Signed-off-by: Vlad Zolotarov <vladz at cloudius-systems.com>
---
New in v4:
- Styling (white spaces) fixes.
New in v3:
- Enforce the RS bit setting instead of enforcing tx_rs_thresh to be 1.
---
drivers/net/ixgbe/ixgbe_ethdev.c | 14 +++-
drivers/net/ixgbe/ixgbe_ethdev.h | 4 ++
drivers/net/ixgbe/ixgbe_rxtx.c | 139 ++++++++++++++++++++++++++++---------
drivers/net/ixgbe/ixgbe_rxtx.h | 2 +
drivers/net/ixgbe/ixgbe_rxtx_vec.c | 29 ++++++--
5 files changed, 149 insertions(+), 39 deletions(-)
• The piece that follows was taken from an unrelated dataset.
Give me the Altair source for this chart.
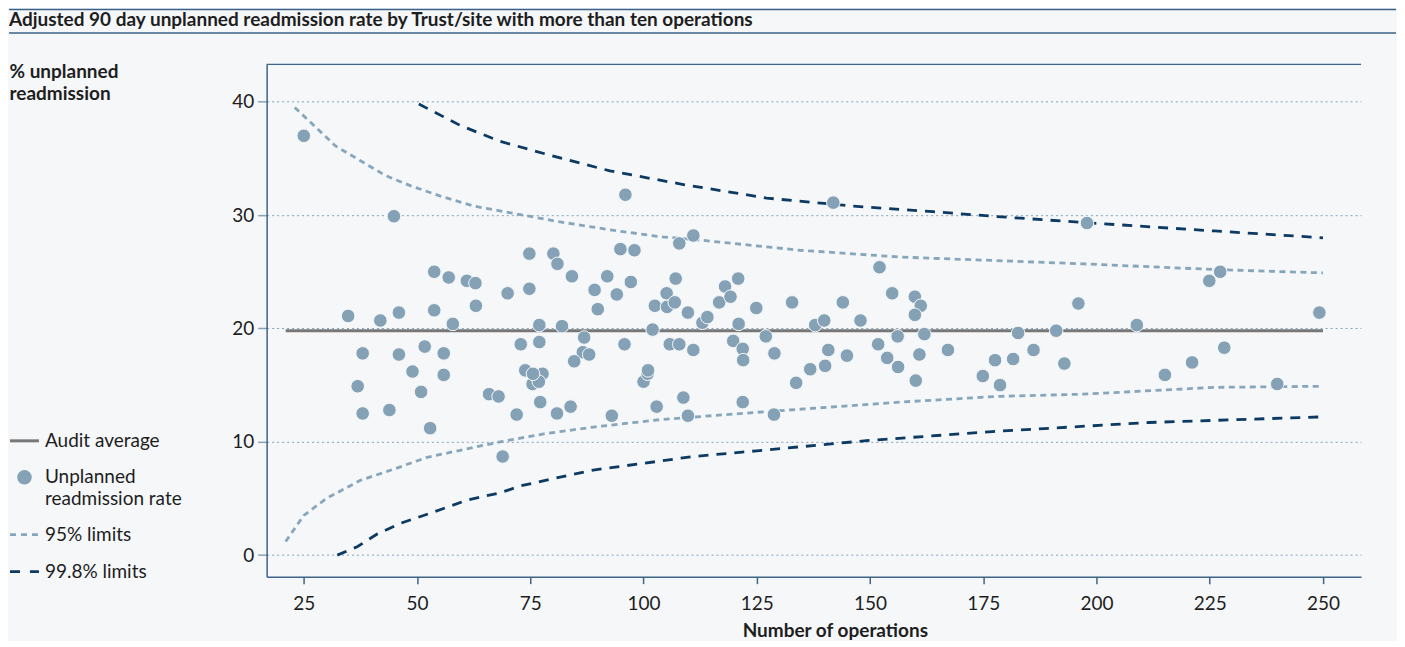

diff --git a/drivers/net/ixgbe/ixgbe_ethdev.c b/drivers/net/ixgbe/ixgbe_ethdev.c
index b8ee1e9..355882c 100644
--- a/drivers/net/ixgbe/ixgbe_ethdev.c
+++ b/drivers/net/ixgbe/ixgbe_ethdev.c
@@ -866,12 +866,17 @@ eth_ixgbe_dev_init(struct rte_eth_dev *eth_dev)
uint32_t ctrl_ext;
uint16_t csum;
int diag, i;
+ bool rs_deferring_allowed = (hw->mac.type <= ixgbe_mac_82598EB);
PMD_INIT_FUNC_TRACE();
eth_dev->dev_ops = &ixgbe_eth_dev_ops;
eth_dev->rx_pkt_burst = &ixgbe_recv_pkts;
- eth_dev->tx_pkt_burst = &ixgbe_xmit_pkts;
+
+ if (rs_deferring_allowed)
+ eth_dev->tx_pkt_burst = &ixgbe_xmit_pkts;
+ else
+ eth_dev->tx_pkt_burst = &ixgbe_xmit_pkts_always_rs;
/*
* For secondary processes, we don't initialise any further as primary
@@ -1147,12 +1152,17 @@ eth_ixgbevf_dev_init(struct rte_eth_dev *eth_dev)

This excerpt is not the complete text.